After the excitement of a runaway car wore off and we were headed on the highway I asked him where we were going. He said, “I heard about this park with a waterfall.” It sounded lovely. Unfortunately, he had only a vague idea of where said “park” was located and consequently, after about 20 minutes, we were hopelessly lost. Now, I am geographically challenged, so getting lost is no uncommon occurrence in my life. I have learned to enjoy it. Daniel, on the other hand, was a navigator in the Navy. Getting lost was not something he did. We drove aimlessly for a while before stopping at a city park. Jackson and Lund, it was called. Perhaps it was a sign, since Daniel was stationed on the Jackson at the time. So we pulled in and started to walk as aimlessly as we drove, but as we walked we talked.

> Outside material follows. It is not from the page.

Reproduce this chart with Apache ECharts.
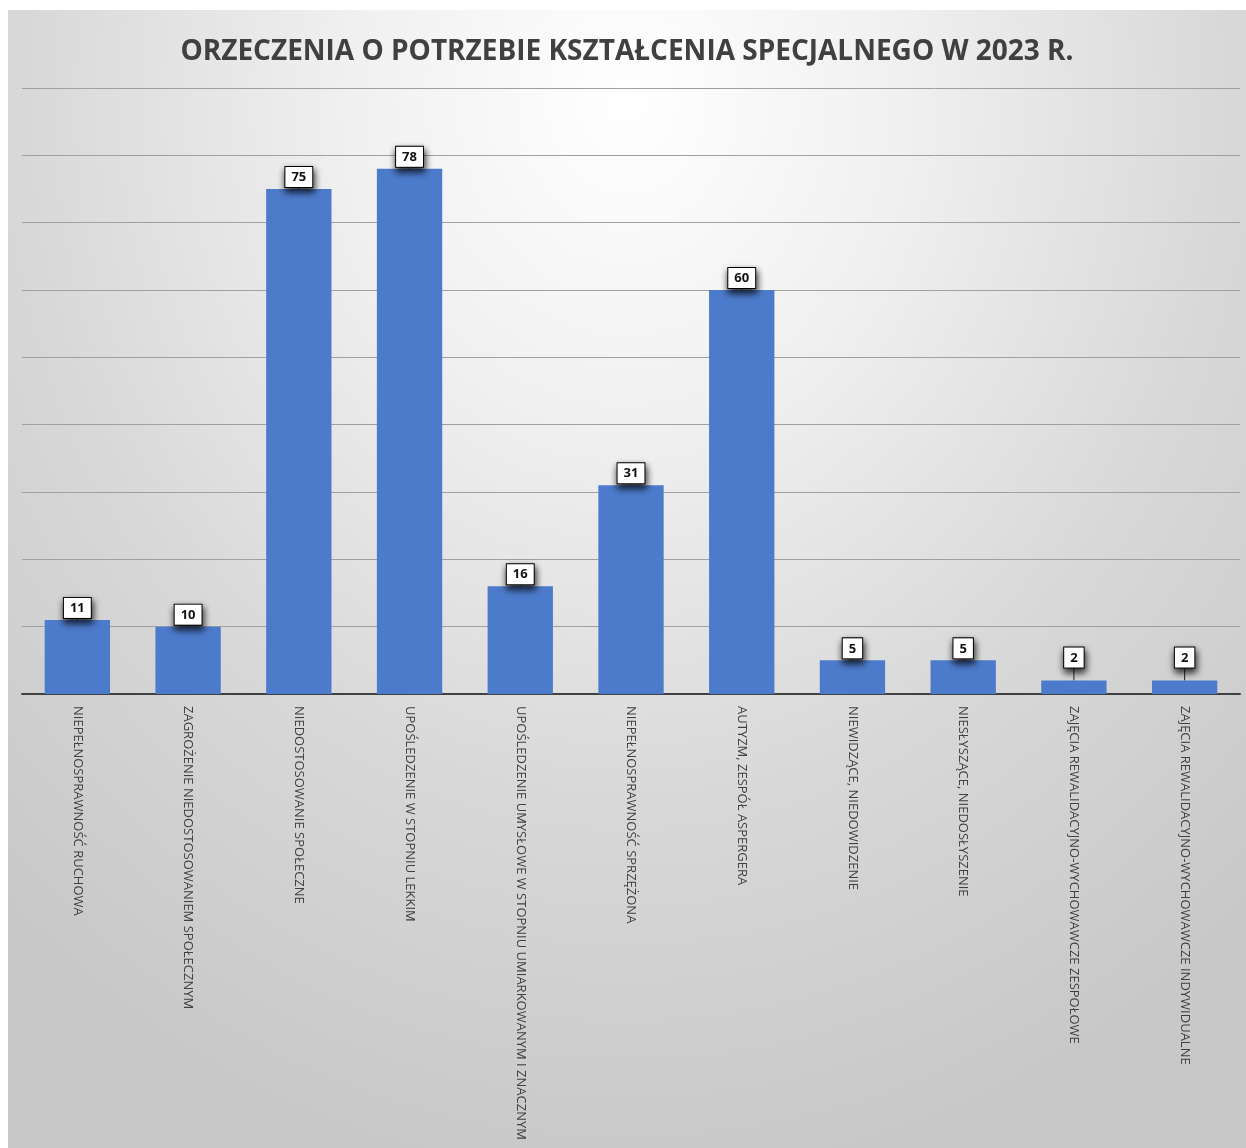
<!DOCTYPE html>
<html>
<head>
<meta charset="utf-8">
<script src="https://cdn.jsdelivr.net/npm/echarts@6/dist/echarts.min.js"></script>
<style>
  html, body { margin: 0; padding: 0; background: #fff; }
  #main {
    position: absolute; left: 8px; top: 10px; width: 1238px; height: 1138px;
    background: radial-gradient(ellipse 75% 95% at 50% 8%, #ffffff 0%, #f0f0f0 30%, #d8d8d8 65%, #c8c8c8 100%);
  }
</style>
</head>
<body>
<div id="main"></div>
<script>
// kategorie orzeczeń
var categories = [
  'NIEPEŁNOSPRAWNOŚĆ RUCHOWA',
  'ZAGROŻENIE NIEDOSTOSOWANIEM SPOŁECZNYM',
  'NIEDOSTOSOWANIE SPOŁECZNE',
  'UPOŚLEDZENIE W STOPNIU LEKKIM',
  'UPOŚLEDZENIE UMYSŁOWE W STOPNIU UMIARKOWANYM I ZNACZNYM',
  'NIEPEŁNOSPRAWNOŚĆ SPRZĘŻONA',
  'AUTYZM, ZESPÓŁ ASPERGERA',
  'NIEWIDZĄCE, NIEDOWIDZENIE',
  'NIESŁYSZĄCE, NIEDOSŁYSZENIE',
  'ZAJĘCIA REWALIDACYJNO-WYCHOWAWCZE ZESPOŁOWE',
  'ZAJĘCIA REWALIDACYJNO-WYCHOWAWCZE INDYWIDUALNE'
];
var counts = [11, 10, 75, 78, 16, 31, 60, 5, 5, 2, 2];
var chartTitle = 'ORZECZENIA O POTRZEBIE KSZTAŁCENIA SPECJALNEGO W 2023 R.';

var myChart = echarts.init(document.getElementById('main'));
var option = {
  backgroundColor: 'transparent',
  title: {
    text: chartTitle,
    left: 'center',
    top: 23,
    textStyle: {
      fontFamily: 'Open Sans',
      fontSize: 28,
      fontWeight: 'bold',
      color: '#404040'
    }
  },
  grid: { left: 14, right: 6, top: 78, bottom: 454, containLabel: false },
  xAxis: {
    type: 'category',
    data: categories,
    axisTick: { show: false },
    axisLine: { lineStyle: { color: '#404040', width: 2 } },
    axisLabel: {
      rotate: -90,
      interval: 0,
      margin: 12,
      fontFamily: 'Open Sans',
      fontSize: 13,
      color: '#404040'
    }
  },
  yAxis: {
    type: 'value',
    min: 0,
    max: 90,
    interval: 10,
    axisLabel: { show: false },
    axisLine: { show: false },
    axisTick: { show: false },
    splitLine: { lineStyle: { color: '#a0a0a0', width: 1 } }
  },
  series: [
    {
      type: 'bar',
      data: counts,
      barCategoryGap: '41%',
      itemStyle: { color: '#4d7bcb' },
      label: {
        show: true,
        position: 'top',
        distance: 2,
        fontFamily: 'Open Sans',
        fontWeight: 'bold',
        fontSize: 13,
        color: '#111',
        backgroundColor: '#fff',
        borderColor: '#000',
        borderWidth: 1,
        padding: [4, 6, 3, 6],
        shadowColor: 'rgba(0,0,0,0.85)',
        shadowBlur: 7,
        shadowOffsetX: 1,
        shadowOffsetY: 4
      },
      // krótkie słupki: etykieta podniesiona z linią odniesienia
      labelLayout: function (params) {
        return counts[params.dataIndex] < 3 ? { dy: -11 } : {};
      },
      labelLine: { show: true, lineStyle: { color: '#222', width: 1 } }
    }
  ]
};
option && myChart.setOption(option);
</script>
</body>
</html>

We talked about where we grew up, what we liked to do, etc. We walked and talked for about an hour through thickly forested trees. I found it most pleasant, but from Daniel’s point of view, it was not going so well. He dropped me off and that was that. We still saw each other at church and at various activities, but we did not go on another date until a year later.
My family has a tradition where everyone 18 and older would get a date and go to dinner and then to the Valentine’s dance held by the stake. I love this tradition. There is nothing quite as fun for me, then eating good food with my family and friends and then dancing. I was all excited to go when my date called the day before the dance to tell me he was stuck in Seattle and would not be able to make it. I was devastated! This would be my first year missing it (except for when I was on my mission). Knowing that Daniel might know who was not already going in the ward I called him up for advice. He could tell right away that I was upset. I asked him if he knew of anyone I could take last minute to the dance.
“Well, you could take me.” He replied.
“You want to go?” I asked incredulously. He assured me that he was planning on going anyway, just stag; at least this way he would have a date. It was agreed. He sent me a huge floral arrangement, which completely floored me. The dinner was wonderful and the dance was quite fun. Daniel loves to dance so we had a blast. We lindy hopped and slow danced the night away. In the end I knew what I had to do. Nine years and four kids later, marrying Daniel is still the best decision I ever made.
In the end having to live out my “Never” became the greatest thing that has ever happened to me, so maybe it’s just as well I never listened to the advice, “Never say Never!”